I have a snowflake database and it doesn't support unique constraint enforcement (https://docs.snowflake.com/en/sql-reference/constraints-overview.html).

I'm planning to have a method on JPA repository with a custom SQL query to check for duplicates before inserting to the table.

Entity

@Entity
@Table(name = "STUDENTS")
public class Students {

  @Id
  @Column(name = "ID", columnDefinition = "serial")
  @GenericGenerator(name = "id_generator", strategy = "increment")
  @GeneratedValue(generator = "id_generator")
  private Long id;

  @Column(name = "NAME")
  private String studentName;

}

Snowflake create table query

CREATE table STUDENTS(
    id int identity(1,1) primary key,
    name VARCHAR NOT NULL,
    UNIQUE(name)
);

Repository

public interface StudentRepository extends JpaRepository<Students, Long> {

//
@Query(value = "???", nativeQuery = true)
    List<Student> bulkUpsertStudents(List<Student> students);

}

CodePudding user response：

You can use a SELECT query to check for duplicate values in the name column before inserting a new record into the table. For example:

@Query(value = "SELECT * FROM STUDENTS WHERE name = :name", nativeQuery = true)
List<Student> findByName(@Param("name") String name);

This method will return a list of Student records with the specified name value. If the list is empty, it means that there are no records with that name value, and you can safely insert a new record with that name value.

List<Student> studentList = new ArrayList<>();
for (Student student : students) {
    List<Student> existingStudents = studentRepository.findByName(student.getName());
    if (existingStudents.isEmpty()) {
        studentsToInsert.add(student);
    }
}
studentRepository.bulkUpsertStudents(studentList)

EDIT

If the above solution doesn't work. You can use the MERGE statement to update existing records in the table if the data has changed.
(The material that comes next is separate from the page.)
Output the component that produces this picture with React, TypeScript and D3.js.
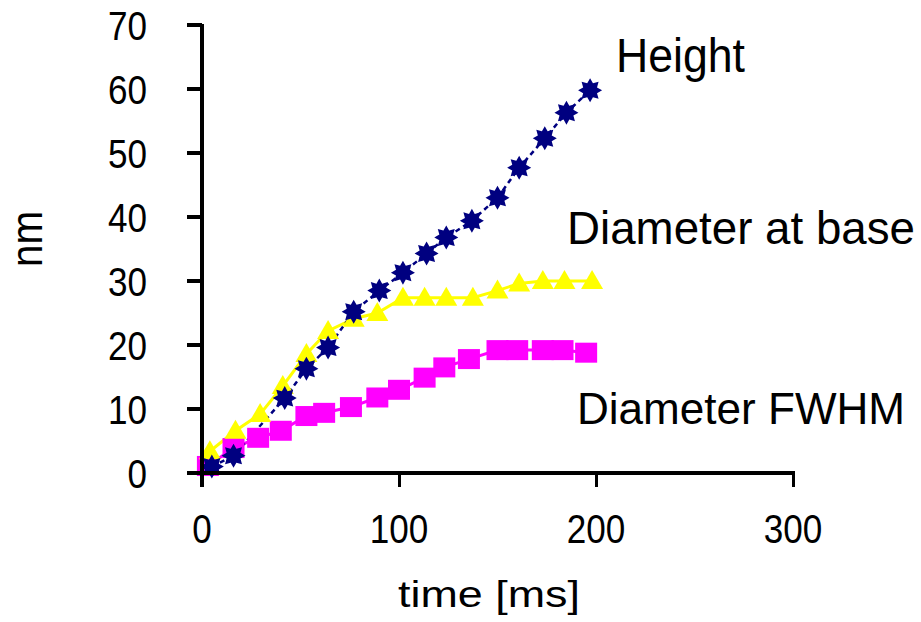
import React from "react";
import * as d3 from "d3";

const heightX = [5, 16, 42, 53, 64, 77, 90, 102, 114, 124, 137, 150, 161, 174, 185, 197];
const heightY = [1, 2.7, 11.7, 16.3, 19.6, 25.2, 28.5, 31.3, 34.3, 36.8, 39.4, 43, 47.7, 52.3, 56.3, 59.8];

const baseX = [4, 17, 29.5, 41, 53, 64, 77, 89, 102, 113, 124, 137.5, 150, 161, 173, 184, 198];
const baseY = [3.4, 6.6, 9.2, 13.6, 18.6, 22.2, 24.1, 25, 27.4, 27.4, 27.4, 27.4, 28.5, 29.6, 30, 30, 30];

const fwhmX = [3, 16, 28.5, 40, 53, 62, 75.6, 89, 100, 113, 123, 135.5, 150, 160, 173, 183, 195];
const fwhmY = [1.1, 3.9, 5.5, 6.6, 8.9, 9.4, 10.3, 11.8, 13, 14.9, 16.5, 17.8, 19.2, 19.2, 19.2, 19.2, 18.8];

const xTicks = [0, 100, 200, 300];
const yTicks = [0, 10, 20, 30, 40, 50, 60, 70];

const FONT = "'Liberation Sans', Arial, sans-serif";

function starPath(outer: number, inner: number, n: number) {
  const pts: [number, number][] = [];
  for (let i = 0; i < n * 2; i++) {
    const r = i % 2 === 0 ? outer : inner;
    const a = (Math.PI * i) / n - Math.PI / 2;
    pts.push([r * Math.cos(a), r * Math.sin(a)]);
  }
  return "M" + pts.map((p) => p.join(",")).join("L") + "Z";
}

export default function App() {
  const x = d3.scaleLinear().domain([0, 300]).range([202, 793]);
  const y = d3.scaleLinear().domain([0, 70]).range([473, 25]);

  const mk = (xs: number[], ys: number[]) =>
    d3
      .line<number>()
      .x((i) => x(xs[i]))
      .y((i) => y(ys[i]))(xs.map((_, i) => i)) || "";

  const star = starPath(12, 7.5, 8);
  const tri = "M0,-11L11,8L-11,8Z";

  return (
    <svg
      width={921}
      height={622}
      style={{ display: "block", position: "absolute", left: 0, top: 0 }}
      fontFamily={FONT}
    >
      <rect width={921} height={622} fill="#fff" />
      {/* series lines */}
      <path d={mk(fwhmX, fwhmY)} fill="none" stroke="#ff00ff" strokeWidth={3} />
      <path d={mk(baseX, baseY)} fill="none" stroke="#ffff00" strokeWidth={3} />
      <path d={mk(heightX, heightY)} fill="none" stroke="#000080" strokeWidth={2.5} strokeDasharray="5,4" />
      {/* markers */}
      {fwhmX.map((v, i) => (
        <rect key={"f" + i} x={x(v) - 11} y={y(fwhmY[i]) - 10} width={22} height={20} fill="#ff00ff" />
      ))}
      {baseX.map((v, i) => (
        <path key={"b" + i} d={tri} transform={`translate(${x(v)},${y(baseY[i])})`} fill="#ffff00" />
      ))}
      {heightX.map((v, i) => (
        <path key={"h" + i} d={star} transform={`translate(${x(v)},${y(heightY[i])})`} fill="#000080" />
      ))}
      {/* axes */}
      <g shapeRendering="crispEdges" fill="#000">
        <rect x={200} y={24} width={4} height={463} />
        <rect x={187} y={471} width={608} height={4} />
        {yTicks.map((t) => (
          <rect key={"yt" + t} x={187} y={y(t) - 2} width={15} height={4} />
        ))}
        {xTicks.map((t) => (
          <rect key={"xt" + t} x={x(t) - 1.5} y={471} width={3} height={16} />
        ))}
      </g>
      {/* tick labels */}
      {yTicks.map((t) => (
        <text
          key={"yl" + t}
          x={147}
          y={y(t) + 15}
          textAnchor="end"
          fontSize={41}
          textLength={String(t).length * 19.5}
          lengthAdjust="spacingAndGlyphs"
        >
          {t}
        </text>
      ))}
      {xTicks.map((t) => (
        <text
          key={"xl" + t}
          x={x(t)}
          y={543}
          textAnchor="middle"
          fontSize={41}
          textLength={String(t).length * 19.5}
          lengthAdjust="spacingAndGlyphs"
        >
          {t}
        </text>
      ))}
      {/* axis titles */}
      <text x={489} y={607} textAnchor="middle" fontSize={36} textLength={182} lengthAdjust="spacingAndGlyphs">
        time [ms]
      </text>
      <text
        transform="translate(42,239) rotate(-90)"
        textAnchor="middle"
        fontSize={44}
        textLength={56}
        lengthAdjust="spacingAndGlyphs"
      >
        nm
      </text>
      {/* series labels */}
      <text x={616} y={72} fontSize={48} textLength={129} lengthAdjust="spacingAndGlyphs">
        Height
      </text>
      <text x={567} y={244} fontSize={46} textLength={348} lengthAdjust="spacingAndGlyphs">
        Diameter at base
      </text>
      <text x={577} y={424} fontSize={45} textLength={328} lengthAdjust="spacingAndGlyphs">
        Diameter FWHM
      </text>
    </svg>
  );
}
For example, if you want to update the name of a Student if it has changed, you can use the following MERGE statement:

@Query(value = "MERGE INTO students t USING (SELECT :name AS name, :newName AS newName) s
ON t.name = s.name 
WHEN MATCHED AND t.name <> s.newName THEN UPDATE SET t.name = s.newName
WHEN NOT MATCHED THEN INSERT (name) VALUES (s.name)", nativeQuery = true)
List<Student> bulkUpsertStudents(List<Student> students);

This query will update the name of each Student in the students list if it has changed, and if a conflict occurs, it will not insert a new record. This will ensure that only unique name values are inserted into the table, without having to perform a separate query for each record.

CodePudding user response：

I was able to overcome this using the below approach but need to verify the performance of the queries.

Repository saveAll() method to save all the entities.

Using the custom nativeQuery as below

   INSERT OVERWRITE INTO STUDENTS
   WITH CTE AS(SELECT ROW_NUMBER() OVER (PARTITION BY NAME ORDER BY ID) AS RNO, ID, NAME FROM STUDENTS)
   SELECT ID, NAME FROM CTE WHERE RNO = 1;

Example code :

import static io.vavr.collection.List.ofAll;
import static io.vavr.control.Option.of;
import static java.util.function.Predicate.not;

 public Validation<ValidationError, List<Students>> saveAll(List<String> students) {
    return of(students)
        .filter(not(List::isEmpty))
        .map(this::mapToEntities) // maps the list to list of database entities
        .map(repository::saveAll) // save all
        .toValidation(ERROR_SAVING_STUDENTS) // vavr validation in case of error
        .peek(x -> repository.purgeStudents()) // purging to remove duplicates
        .toValidation(ERROR_PURGING_STUDENTS);
  }

This issue is only due to snowflake's incapability to check uniqueness.